As motivation & overview for the course, we looked at temporal logics along the linear/branching-time spectrum and their relationship to automata and games.

Lecture Notes 1 (updated on Oct 27, 2012)

**Lecture 2, Oct 25, 2012.**

We introduced Büchi automata and omega-regular expressions and proved the closure properties of the Büchi-recognizable languages needed for Büchi’s Characterization Theorem (1962): An omega-language is Büchi-recognizable iff it is omega-regular.

Intro Slides 2, Lecture Notes 2 (updated on Oct 27, 2012)

**Lecture 3, Oct 30, 2012.**

We studied deterministic Büchi automata and got started on the proof that the Büchi-recognizable languages are closed under complement. For this purpose, we introduced the concept of ranked run DAGs.

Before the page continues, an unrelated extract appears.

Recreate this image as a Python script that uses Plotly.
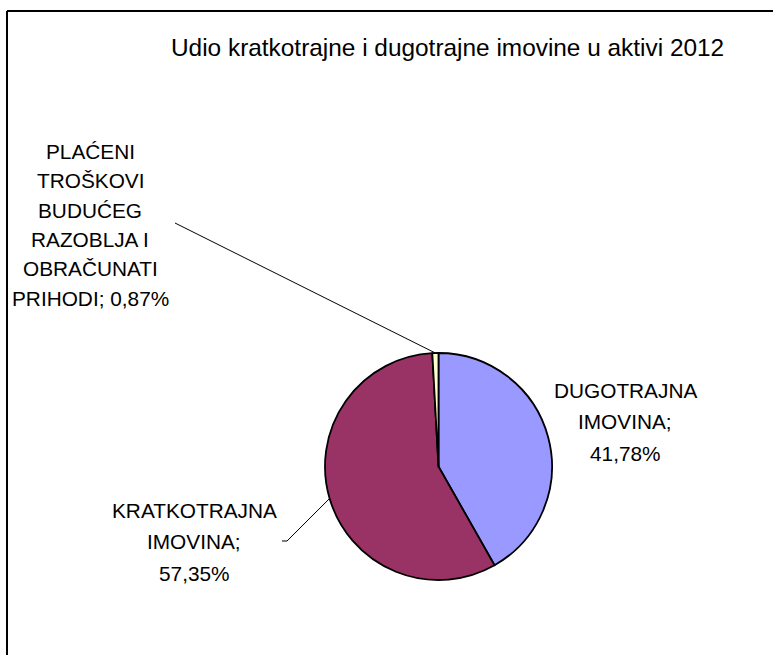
import math
import plotly.graph_objects as go

# ---------------- data ----------------
categories = [
    "DUGOTRAJNA IMOVINA",
    "KRATKOTRAJNA IMOVINA",
    "PLAĆENI TROŠKOVI BUDUĆEG RAZOBLJA I OBRAČUNATI PRIHODI",
]
values = [41.78, 57.35, 0.87]
label_lines = [
    ["DUGOTRAJNA", "IMOVINA;"],
    ["KRATKOTRAJNA", "IMOVINA;"],
    ["PLAĆENI", "TROŠKOVI", "BUDUĆEG", "RAZOBLJA I", "OBRAČUNATI", "PRIHODI;"],
]
percent_on_own_line = [True, True, False]
colors = ["#9999FF", "#993366", "#FFFFCC"]
title_text = "Udio kratkotrajne i dugotrajne imovine u aktivi 2012"

# ---------------- layout constants ----------------
W, H = 773, 655
FONT = "Liberation Sans, Arial, sans-serif"
pie_cx, pie_cy, pie_r = 438.5, 466.5, 113.5

def px(x):
    return x / W

def py(y):
    return 1 - y / H

fig = go.Figure()
fig.add_trace(go.Pie(
    labels=categories,
    values=values,
    sort=False,
    direction="clockwise",
    rotation=0,
    marker=dict(colors=colors, line=dict(color="black", width=1.8)),
    textinfo="none",
    hoverinfo="label+percent",
    showlegend=False,
    domain=dict(x=[px(pie_cx - pie_r), px(pie_cx + pie_r)],
                y=[py(pie_cy + pie_r), py(pie_cy - pie_r)]),
))

def fmt_pct(v):
    return f"{v:.2f}%".replace(".", ",")

# label block placement (center x, first-line y, line step) in pixels
label_pos = [
    (625, 390, 31.5),
    (194, 510, 31.7),
    (90, 151, 29.5),
]
# leader line label-end points (None = no leader)
leader_end = [None, (287, 541), (175, 223)]
leader_tick = [None, (282, 541), None]

annotations = []
shapes = []
total = sum(values)
cum = 0.0
for i, v in enumerate(values):
    lines = list(label_lines[i])
    if percent_on_own_line[i]:
        lines.append(fmt_pct(v))
    else:
        lines[-1] = lines[-1] + " " + fmt_pct(v)
    cx, y0, step = label_pos[i]
    for j, t in enumerate(lines):
        annotations.append(dict(
            text=t, x=px(cx), y=py(y0 + j * step), xref="paper", yref="paper",
            xanchor="center", yanchor="middle", showarrow=False,
            font=dict(family=FONT, size=20.8, color="black"),
        ))
    mid = (cum + v / 2) / total * 2 * math.pi
    cum += v
    if leader_end[i] is not None:
        ex = pie_cx + pie_r * math.sin(mid)
        ey = pie_cy - pie_r * math.cos(mid)
        lx, ly = leader_end[i]
        shapes.append(dict(type="line", xref="paper", yref="paper",
                           x0=px(ex), y0=py(ey), x1=px(lx), y1=py(ly),
                           line=dict(color="black", width=1)))
        if leader_tick[i] is not None:
            tx, ty = leader_tick[i]
            shapes.append(dict(type="line", xref="paper", yref="paper",
                               x0=px(lx), y0=py(ly), x1=px(tx), y1=py(ty),
                               line=dict(color="black", width=1)))

annotations.append(dict(
    text=title_text, x=px(448), y=py(47), xref="paper", yref="paper",
    xanchor="center", yanchor="middle", showarrow=False,
    font=dict(family=FONT, size=24.4, color="black"),
))

# chart frame (top and left edges visible)
shapes.append(dict(type="line", xref="paper", yref="paper",
                   x0=px(7), y0=py(11), x1=px(W + 20), y1=py(11),
                   line=dict(color="black", width=2)))
shapes.append(dict(type="line", xref="paper", yref="paper",
                   x0=px(7), y0=py(11), x1=px(7), y1=py(H + 20),
                   line=dict(color="black", width=2)))

fig.update_layout(
    width=W, height=H,
    margin=dict(l=0, r=0, t=0, b=0),
    paper_bgcolor="white", plot_bgcolor="white",
    annotations=annotations, shapes=shapes,
    font=dict(family=FONT),
)

fig.write_html("out.html", config={"displayModeBar": False},
               post_script="document.body.style.margin='0';")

Intro Slides 3, Lecture Notes 3

**Lecture 4, Nov 6, 2012.**

We completed the complementation construction for nondeterministic Büchi automata.

Intro Slides 4, Lecture Notes 4

**Lecture 5, Nov 13, 2012**

We introduced Muller automata and got started on the proof of McNaughton’s Theorem: Every Büchi-recognizable language is recognizable by a deterministic Muller automaton.

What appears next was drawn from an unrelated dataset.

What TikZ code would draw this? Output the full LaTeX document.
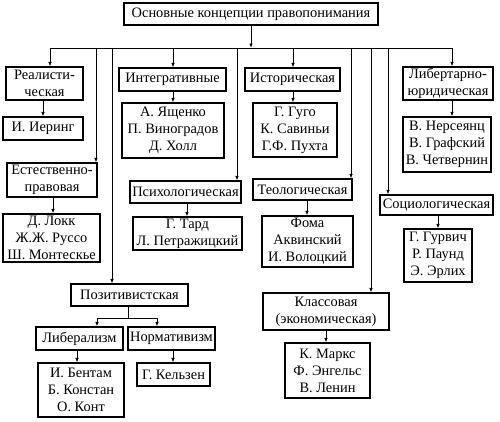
\documentclass[tikz,border=0pt]{standalone}
\usepackage{fontspec}
\setmainfont{Liberation Serif}
\usetikzlibrary{arrows.meta}
\begin{document}
\begin{tikzpicture}[x=1pt,y=-1pt,
  box/.style={draw=black,line width=1.1pt,rectangle,inner sep=0pt,align=center,
    font=\fontsize{14.4}{17}\selectfont},
  conn/.style={line width=0.9pt,draw=black},
  arr/.style={conn,-{Latex[length=4.5pt,width=3.5pt]}}]
\useasboundingbox (0,0) rectangle (500,421);
\node[box,minimum width=254pt,minimum height=22pt] (top) at (251,14) {Основные концепции правопонимания};
\node[box,minimum width=77pt,minimum height=33pt] (real) at (44.5,83.5) {Реалисти-\\ческая};
\node[box,minimum width=80pt,minimum height=23pt] (ier) at (43,128.5) {И. Иеринг};
\node[box,minimum width=90pt,minimum height=34pt] (est) at (52,180) {Естественно-\\правовая};
\node[box,minimum width=97pt,minimum height=48pt] (lokk) at (51.5,238) {Д. Локк\\Ж.Ж. Руссо\\Ш. Монтескье};
\node[box,minimum width=107pt,minimum height=23pt] (integ) at (172.5,79.5) {Интегративные};
\node[box,minimum width=102pt,minimum height=55pt] (yash) at (173,130.5) {А. Ященко\\П. Виноградов\\Д. Холл};
\node[box,minimum width=111pt,minimum height=22pt] (psych) at (185.5,192) {Психологическая};
\node[box,minimum width=109pt,minimum height=33pt] (tard) at (187.5,233.5) {Г. Тард\\Л. Петражицкий};
\node[box,minimum width=95pt,minimum height=23pt] (hist) at (292.5,79.5) {Историческая};
\node[box,minimum width=84pt,minimum height=54pt] (gugo) at (295,130) {Г. Гуго\\К. Савиньи\\Г.Ф. Пухта};
\node[box,minimum width=99pt,minimum height=21pt] (teol) at (302.5,189.5) {Теологическая};
\node[box,minimum width=91pt,minimum height=51pt] (foma) at (307.5,241.5) {Фома\\Аквинский\\И. Волоцкий};
\node[box,minimum width=90pt,minimum height=33pt] (lib) at (448,83.5) {Либертарно-\\юридическая};
\node[box,minimum width=88pt,minimum height=55pt] (ners) at (447,144.5) {В. Нерсеянц\\В. Графский\\В. Четвернин};
\node[box,minimum width=113pt,minimum height=20pt] (soc) at (436.5,205) {Социологическая};
\node[box,minimum width=68pt,minimum height=53pt] (gurv) at (438,255.5) {Г. Гурвич\\Р. Паунд\\Э. Эрлих};
\node[box,minimum width=117pt,minimum height=22pt] (pos) at (129.5,295) {Позитивистская};
\node[box,minimum width=87pt,minimum height=23pt] (liber) at (79.5,338.5) {Либерализм};
\node[box,minimum width=87pt,minimum height=23pt] (norm) at (171.5,338.5) {Нормативизм};
\node[box,minimum width=86pt,minimum height=54pt] (bent) at (81,390) {И. Бентам\\Б. Констан\\О. Конт};
\node[box,minimum width=73pt,minimum height=23pt] (kels) at (173.5,374.5) {Г. Кельзен};
\node[box,minimum width=126pt,minimum height=37pt] (klass) at (326,311.5) {Классовая\\(экономическая)};
\node[box,minimum width=85pt,minimum height=55pt] (marks) at (327.5,370.5) {К. Маркс\\Ф. Энгельс\\В. Ленин};
% bus
\coordinate (bL) at (50,48);
\coordinate (bR) at (452,48);
\coordinate (bTop) at (251,48);
\coordinate (b96) at (96,48);
\coordinate (b112) at (112,48);
\coordinate (b173) at (173,48);
\coordinate (b237) at (237,48);
\coordinate (b293) at (293,48);
\coordinate (b351) at (351,48);
\coordinate (b371) at (371,48);
\coordinate (b388) at (388,48);
\draw[arr] (top) -- (bTop);
\draw[conn] (bL) -- (bR);
\draw[arr] (bL) -- (bL |- real.north);
\draw[arr] (b96) -- (b96 |- est.north);
\draw[arr] (b112) -- (b112 |- pos.north);
\draw[arr] (b173) -- (b173 |- integ.north);
\draw[arr] (b237) -- (b237 |- psych.north);
\draw[arr] (b293) -- (b293 |- hist.north);
\draw[arr] (b351) -- (b351 |- teol.north);
\draw[arr] (b371) -- (b371 |- klass.north);
\draw[arr] (b388) -- (b388 |- soc.north);
\draw[arr] (bR) -- (bR |- lib.north);
% children
\draw[arr] (real.south -| ier.north) -- (ier.north);
\draw[arr] (53,0 |- est.south) coordinate (e1) -- (e1 |- lokk.north);
\draw[arr] (integ.south -| yash.north) -- (yash.north);
\draw[arr] (187,0 |- psych.south) coordinate (p1) -- (p1 |- tard.north);
\draw[arr] (hist.south -| 293,0) coordinate (h1) -- (h1 |- gugo.north);
\draw[arr] (307,0 |- teol.south) coordinate (t1) -- (t1 |- foma.north);
\draw[arr] (lib.south -| 452,0) coordinate (l1) -- (l1 |- ners.north);
\draw[arr] (438,0 |- soc.south) coordinate (s1) -- (s1 |- gurv.north);
\draw[arr] (326,0 |- klass.south) coordinate (k1) -- (k1 |- marks.north);
\coordinate (pj) at (128,318);
\coordinate (pjl) at (97,318);
\coordinate (pjr) at (157,318);
\draw[conn] (pos.south -| pj) -- (pj);
\draw[conn] (pjl) -- (pjr);
\draw[arr] (pjl) -- (pjl |- liber.north);
\draw[arr] (pjr) -- (pjr |- norm.north);
\draw[arr] (77,0 |- liber.south) coordinate (lb1) -- (lb1 |- bent.north);
\draw[arr] (173,0 |- norm.south) coordinate (n1) -- (n1 |- kels.north);
\end{tikzpicture}
\end{document}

Intro Slides 5, Lecture Notes 5 (updated on Nov 28, 2012)

**Lecture 6, Nov 20, 2012**

Proving McNaughton’s Theorem, we studied the transformation of nondeterministic Büchi automata into semi-deterministic Büchi automata, and the transformation of semi-deterministic Büchi automata into deterministic Muller automata.

Intro Slides 6, Lecture Notes 6

**Lecture 7, Nov 27, 2012**

After completing the proof of McNaughton’s Theorem, we started our discussion of logics over infinite sequences. We introduced linear-time temporal logic (LTL), Quantified Propositional Temporal Logic (QPTL), and the second-order theory of 1 successor (S1S) and proved that the models of an LTL formula form a non-counting language.

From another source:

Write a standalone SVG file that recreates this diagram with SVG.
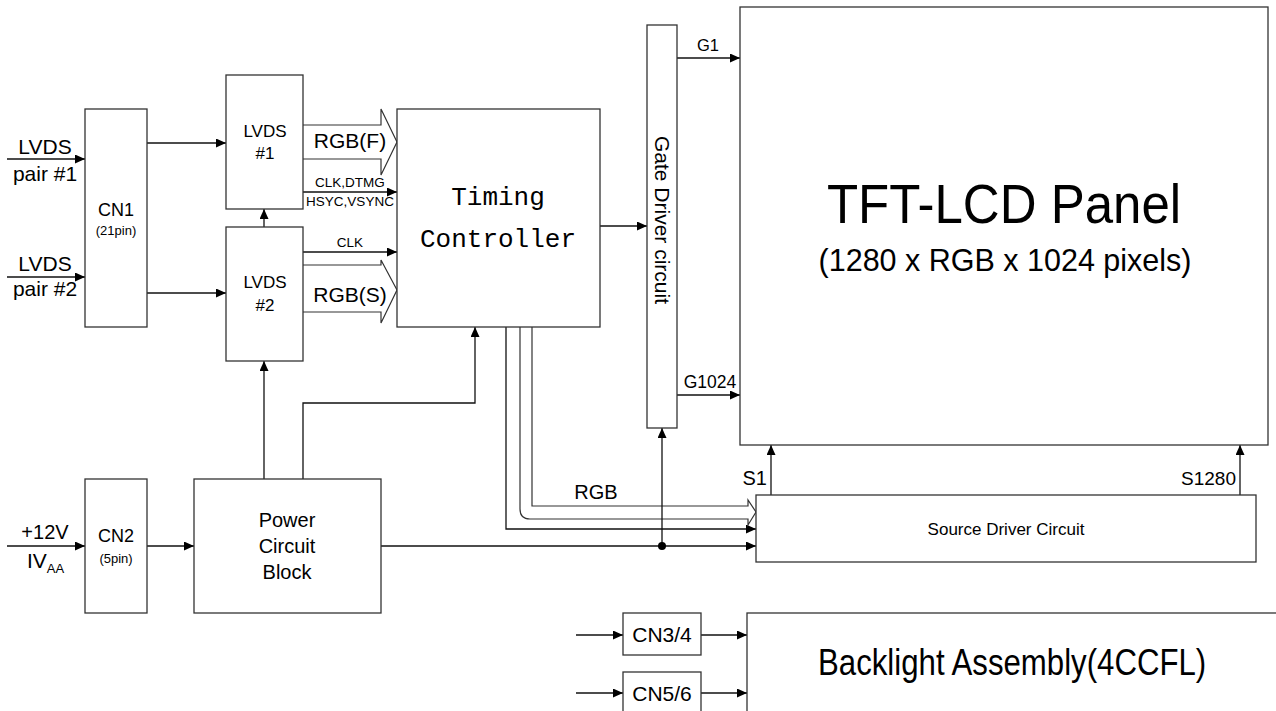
<svg xmlns="http://www.w3.org/2000/svg" width="1276" height="711" viewBox="0 0 1276 711">
<style>
.box{fill:#fff;stroke:#333;stroke-width:1.3}
.ln{fill:none;stroke:#111;stroke-width:1.3}
.hl{fill:none;stroke:#333;stroke-width:1.2}
text{font-family:"Liberation Sans",Arial,sans-serif;fill:#000}
.mono{font-family:"Liberation Mono","Courier New",monospace}
.m{text-anchor:middle}
.e{text-anchor:end}
</style>
<defs>
<marker id="ah" markerUnits="userSpaceOnUse" markerWidth="10" markerHeight="9" refX="10" refY="4.5" orient="auto">
<path d="M0,0 L10,4.5 L0,9 z" fill="#000"/>
</marker>
</defs>
<rect width="1276" height="711" fill="#fff"/>

<g id="connectors">
<line class="ln" x1="7" y1="159" x2="85" y2="159" marker-end="url(#ah)"/>
<line class="ln" x1="7" y1="277" x2="85" y2="277" marker-end="url(#ah)"/>
<line class="ln" x1="7" y1="546" x2="85" y2="546" marker-end="url(#ah)"/>
<line class="ln" x1="147" y1="143" x2="226" y2="143" marker-end="url(#ah)"/>
<line class="ln" x1="147" y1="293" x2="226" y2="293" marker-end="url(#ah)"/>
<line class="ln" x1="264" y1="227" x2="264" y2="209" marker-end="url(#ah)"/>
<polyline class="hl" points="303,125 381,125 381,109 397,142 381,175 381,159 303,159"/>
<line class="ln" x1="303" y1="192" x2="397" y2="192" marker-end="url(#ah)"/>
<line class="ln" x1="303" y1="252" x2="397" y2="252" marker-end="url(#ah)"/>
<polyline class="hl" points="303,265 381,265 381,260 397,290 381,323 381,312 303,312"/>
<line class="ln" x1="600" y1="226" x2="647" y2="226" marker-end="url(#ah)"/>
<line class="ln" x1="677" y1="58" x2="740" y2="58" marker-end="url(#ah)"/>
<line class="ln" x1="677" y1="395" x2="740" y2="395" marker-end="url(#ah)"/>
<line class="ln" x1="771" y1="495" x2="771" y2="445" marker-end="url(#ah)"/>
<line class="ln" x1="1240" y1="495" x2="1240" y2="445" marker-end="url(#ah)"/>
<path class="ln" d="M506,327 V529 H756" marker-end="url(#ah)"/>
<path class="hl" d="M532,327 V506 H748 V500 L756,512 L748,525 V519 H530 Q520,519 520,509 V327"/>
<line class="ln" x1="147" y1="546" x2="194" y2="546" marker-end="url(#ah)"/>
<line class="ln" x1="381" y1="546" x2="756" y2="546" marker-end="url(#ah)"/>
<line class="ln" x1="662" y1="546" x2="662" y2="428" marker-end="url(#ah)"/>
<circle cx="662" cy="546" r="4" fill="#000"/>
<line class="ln" x1="264" y1="479" x2="264" y2="361" marker-end="url(#ah)"/>
<path class="ln" d="M303,479 V403 H475 V327" marker-end="url(#ah)"/>
<line class="ln" x1="576" y1="635" x2="623" y2="635" marker-end="url(#ah)"/>
<line class="ln" x1="576" y1="693" x2="623" y2="693" marker-end="url(#ah)"/>
<line class="ln" x1="701" y1="635" x2="747" y2="635" marker-end="url(#ah)"/>
<line class="ln" x1="701" y1="693" x2="747" y2="693" marker-end="url(#ah)"/>
</g>

<g id="labels">
<text class="m" x="45" y="154" font-size="21">LVDS</text>
<text class="m" x="45" y="181" font-size="21">pair #1</text>
<text class="m" x="45" y="271" font-size="21">LVDS</text>
<text class="m" x="45" y="296" font-size="21">pair #2</text>
<text class="m" x="45" y="539" font-size="20">+12V</text>
<text x="27" y="568" font-size="21">IV<tspan font-size="13" dy="5">AA</tspan></text>
<text class="m" x="350" y="148" font-size="21">RGB(F)</text>
<text class="m" x="350" y="187" font-size="13.5">CLK,DTMG</text>
<text class="m" x="350" y="206" font-size="13.5">HSYC,VSYNC</text>
<text class="m" x="350" y="247" font-size="13.5">CLK</text>
<text class="m" x="350" y="302" font-size="21">RGB(S)</text>
<text class="m" x="708" y="51" font-size="16.5">G1</text>
<text class="m" x="710" y="388" font-size="17.5">G1024</text>
<text class="e" x="767" y="485" font-size="20">S1</text>
<text class="e" x="1236" y="485" font-size="19">S1280</text>
<text class="m" x="596" y="499" font-size="20">RGB</text>
</g>

<g id="cn1">
<rect class="box" x="85" y="109" width="62" height="218"/>
<text class="m" x="116" y="216" font-size="18">CN1</text>
<text class="m" x="116" y="235" font-size="13">(21pin)</text>
</g>
<g id="lvds1">
<rect class="box" x="226" y="75" width="77" height="134"/>
<text class="m" x="265" y="137" font-size="17">LVDS</text>
<text class="m" x="265" y="159" font-size="17">#1</text>
</g>
<g id="lvds2">
<rect class="box" x="226" y="227" width="77" height="134"/>
<text class="m" x="265" y="288" font-size="17">LVDS</text>
<text class="m" x="265" y="311" font-size="17">#2</text>
</g>
<g id="timing">
<rect class="box" x="397" y="109" width="203" height="218"/>
<text class="m mono" x="498" y="205" font-size="26">Timing</text>
<text class="m mono" x="498" y="247" font-size="26">Controller</text>
</g>
<g id="gate">
<rect class="box" x="647" y="25" width="30" height="403"/>
<text class="m" transform="translate(655,220) rotate(90)" font-size="21">Gate Driver circuit</text>
</g>
<g id="panel">
<rect class="box" x="740" y="7" width="528" height="438"/>
<text class="m" transform="translate(1004,223) scale(1,1.1)" font-size="51">TFT-LCD Panel</text>
<text class="m" transform="translate(1005,271) scale(1,1.05)" font-size="30.5">(1280 x RGB x 1024 pixels)</text>
</g>
<g id="source">
<rect class="box" x="756" y="495" width="500" height="67"/>
<text class="m" x="1006" y="535" font-size="17">Source Driver Circuit</text>
</g>
<g id="cn2">
<rect class="box" x="85" y="479" width="62" height="134"/>
<text class="m" x="116" y="542" font-size="18">CN2</text>
<text class="m" x="116" y="563" font-size="13">(5pin)</text>
</g>
<g id="power">
<rect class="box" x="194" y="479" width="187" height="134"/>
<text class="m" x="287" y="527" font-size="20">Power</text>
<text class="m" x="287" y="553" font-size="20">Circuit</text>
<text class="m" x="287" y="579" font-size="20">Block</text>
</g>
<g id="cn34">
<rect class="box" x="623" y="613" width="78" height="42"/>
<text class="m" x="662" y="642" font-size="21">CN3/4</text>
</g>
<g id="cn56">
<rect class="box" x="623" y="672" width="78" height="50"/>
<text class="m" x="662" y="701" font-size="21">CN5/6</text>
</g>
<g id="backlight">
<rect class="box" x="747" y="613" width="540" height="110"/>
<text transform="translate(818,675) scale(1,1.18)" font-size="31.2">Backlight Assembly(4CCFL)</text>
</g>
</svg>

Intro Slides 7, Lecture Notes 7 (updated on Feb 12, 2013)

**Lecture 8, Dec 4, 2012**

We proved that QPTL, S1S, WS1S, and Büchi automata are equally expressive (while LTL is strictly weaker). Next, we defined alternating Büchi automata.

Intro Slides 8, Lecture Notes 8

**Lecture 9, Dec 11, 2012**

We translated LTL formulas to alternating automata and proved that alternating Büchi automata recognize the same languages as nondeterministic Büchi automata (Miyano and Hayashi, 1984).

Intro Slides 9, Lecture Notes 9 (updated on Jan 7, 2013)

**Lecture 10, December 18, 2012**

We proved memoryless determinacy for reachability and Büchi games.

Intro Slides 10, Lecture Notes 10 (updated on Jan 9, 2013)

**Lecture 11, January 8, 2013**

We proved memoryless determinacy for parity games and introduced tree automata.

Intro Slides 11, Lecture Notes 11

**Lecture 12, January 15, 2013**

We got started with the proof that parity tree automata are closed under complement.

Lecture Notes 12

**Lecture 13, January 22, 2013**

We completed the proof that parity tree automata are closed under complement and introduced S2S, the second-order theory of 2 successors.

Intro Slides 13, Lecture Notes 13

**Lecture 14, January 29, 2013**

We introduced alternating tree automata and provided a translation from CTL formulas to alternating Büchi tree automata.

Intro Slides 14, Lecture Notes 14

**Lecture 15, February 5, 2013**

We looked at various game-based temporal logics and wrapped up with a summary of the course’s main points.